Fraternity and Sorority Political Action Committee
- Formation: 2005
- Headquarters: Alexandria, VA
- Official language: English
- President: Sarah Lindsay
- Executive director: Kevin O'Neill
- Lobbyist: Trent Lott
- Website: fspac.org

= Fraternity and Sorority Political Action Committee =

American political organization

The Fraternity and Sorority Political Action Committee (sometimes informally known as FratPAC) is a U.S. political action committee (PAC) which focuses on issues related to freedom of association as it concerns Greek-letter organizations at American colleges and universities.
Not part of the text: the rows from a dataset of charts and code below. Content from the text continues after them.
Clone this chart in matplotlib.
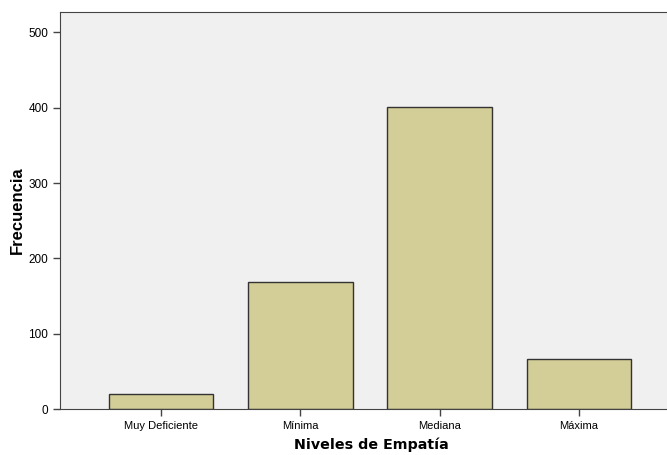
import matplotlib
matplotlib.use('Agg')
import matplotlib.pyplot as plt

niveles = ['Muy Deficiente', 'Mínima', 'Mediana', 'Máxima']
frecuencia = [20, 168, 401, 66]
yticks = [0, 100, 200, 300, 400, 500]

plt.rcParams['font.family'] = ['Liberation Sans', 'DejaVu Sans']

fig = plt.figure(figsize=(6.67, 4.55), dpi=100)
ax = fig.add_axes([60 / 667, 46 / 455, 607 / 667, 397 / 455])
ax.set_facecolor('#f0f0f0')

x = range(len(niveles))
ax.bar(x, frecuencia, width=0.75, color='#d3ce97', edgecolor='#333333', linewidth=1)

ax.set_xlim(-0.727, 3.633)
ax.set_ylim(0, 527)
ax.set_xticks(list(x))
ax.set_xticklabels(niveles, fontsize=8)
ax.set_yticks(yticks)
ax.tick_params(axis='y', labelsize=8.5, length=5, color='#444444', width=1)
ax.tick_params(axis='x', length=5, color='#444444', width=1)

for side in ['left', 'bottom', 'top']:
    ax.spines[side].set_color('#444444')
ax.spines['right'].set_visible(False)

ax.set_ylabel('Frecuencia', fontsize=12, fontweight='bold')
ax.yaxis.set_label_coords(-0.058, 0.5)
ax.set_xlabel('Niveles de Empatía', fontsize=10.3, fontweight='bold',
              fontfamily='DejaVu Sans')
ax.xaxis.set_label_coords((371 - 60) / 607, -0.072)

fig.savefig('out.png', dpi=100)
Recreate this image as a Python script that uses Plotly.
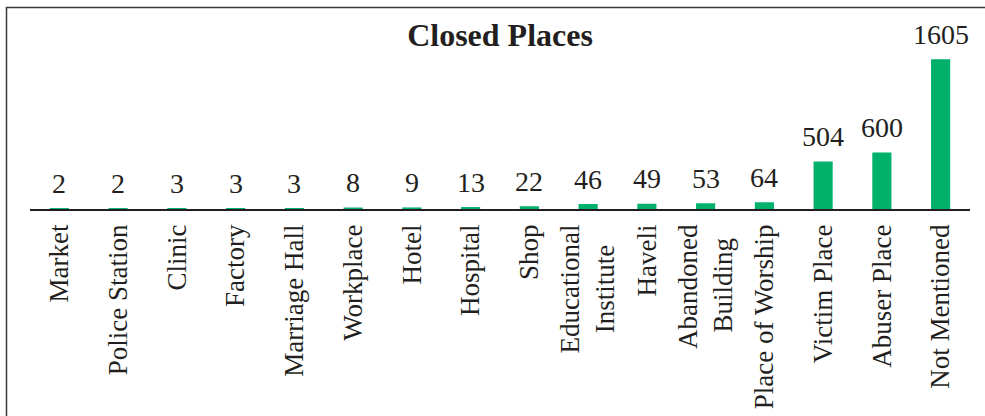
import plotly.graph_objects as go

categories = ["Market", "Police Station", "Clinic", "Factory", "Marriage Hall",
              "Workplace", "Hotel", "Hospital", "Shop", "Educational<br>Institute\u00a0\u00a0\u00a0",
              "Haveli", "Abandoned<br>Building\u00a0\u00a0", "Place of Worship", "Victim Place",
              "Abuser Place", "Not Mentioned"]
values = [2, 2, 3, 3, 3, 8, 9, 13, 22, 46, 49, 53, 64, 504, 600, 1605]
title_text = "Closed Places"

FONT = "Liberation Serif, Times New Roman, serif"
INK = "#231f20"
GREEN = "#00b16b"

xs = list(range(len(categories)))

fig = go.Figure(go.Bar(
    x=xs, y=values,
    width=0.30,
    marker=dict(color=GREEN, line=dict(color=GREEN, width=1.5)),
    cliponaxis=False,
))

for x, v in zip(xs, values):
    fig.add_annotation(x=x, y=v, text=str(v), showarrow=False,
                       xanchor="center", yanchor="bottom", yshift=8,
                       font=dict(family=FONT, size=28, color=INK))

fig.update_layout(
    width=985, height=416,
    margin=dict(l=30, r=15, t=40, b=207, autoexpand=False),
    paper_bgcolor="white", plot_bgcolor="white",
    showlegend=False,
    title=dict(text="<b>" + title_text + "</b>", x=0.5, xref="paper", xanchor="center",
               y=1 - 35 / 416, yanchor="middle",
               font=dict(family=FONT, size=32, color=INK)),
    font=dict(family=FONT, color=INK),
    shapes=[dict(type="rect", xref="paper", yref="paper",
                 x0=(6.5 - 30) / 940, x1=1.2,
                 y0=-3, y1=(209 - 7.5) / 169,
                 line=dict(color="#3a3a3a", width=1.5), fillcolor="rgba(0,0,0,0)",
                 layer="below")],
)
fig.update_xaxes(
    tickmode="array", tickvals=xs, ticktext=categories,
    range=[-0.5, len(categories) - 0.5], automargin=False,
    tickangle=-90, tickfont=dict(family=FONT, size=27, color=INK),
    showline=True, linecolor=INK, linewidth=1.5, ticks="", ticklen=0,
    showgrid=False, zeroline=False, ticklabelstandoff=3,
)
fig.update_yaxes(range=[0, 1820], visible=False, showgrid=False, zeroline=False,
                 automargin=False)

fig.write_html("out.html", config={"displayModeBar": False},
               post_script="document.body.style.margin='0';document.body.style.overflow='hidden';")
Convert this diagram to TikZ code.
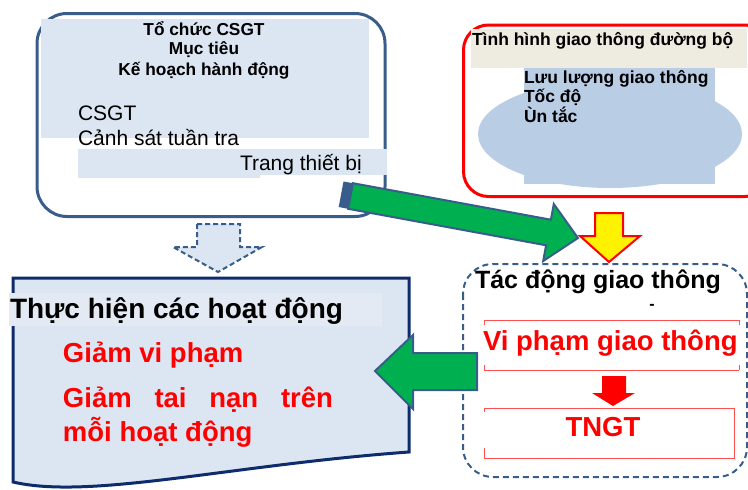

It claims to be the nation's largest PAC "focused solely on higher education issues."

==Elections==
During the 2014 election cycle, the Fraternity and Sorority Political Action Committee raised and spent $464,124, slightly less than the $466,347 it spent in 2012. In 2010 it raised and spent $404,370. The organization is funded, primarily, by United States fraternities and sororities and members of the same, and focuses its donations on federal political candidates. According to the PAC, members of Kappa Alpha Order, Lambda Chi Alpha, Kappa Alpha Theta, and Delta Gamma are among its top individual donors.

==Issues==

The Fraternity and Sorority Political Action Committee has stated its support for several issues.
- The Fraternity and Sorority Political Action Committee (FSPAC) supports passage of the Collegiate Housing and Infrastructure Act, which would allow charitable contributions to be used to make infrastructure improvements to existing fraternity housing and to construct new fraternity housing.
- FSPAC has said it supports legislation to make students convicted of felony hazing ineligible to receive federal financial aid. At the same time, however, it opposes measures that would strip financial aid from persons "officially sanctioned" by a university, but not criminally convicted, of hazing.
- FSPAC seeks to protect the current statutory exemption of Greek-letter organizations from U.S. Title IX requirements.
- The organization supported the College Fire Prevention Act, which included privately owned fraternity housing in a program of federal matching grants to install life safety equipment on university campuses.
- FSPAC has also stated it seeks to increase the number of fraternity and sorority members serving in the U.S. Congress (currently about 25-percent of members of the U.S. House of Representatives and 40-percent of members of the U.S. Senate).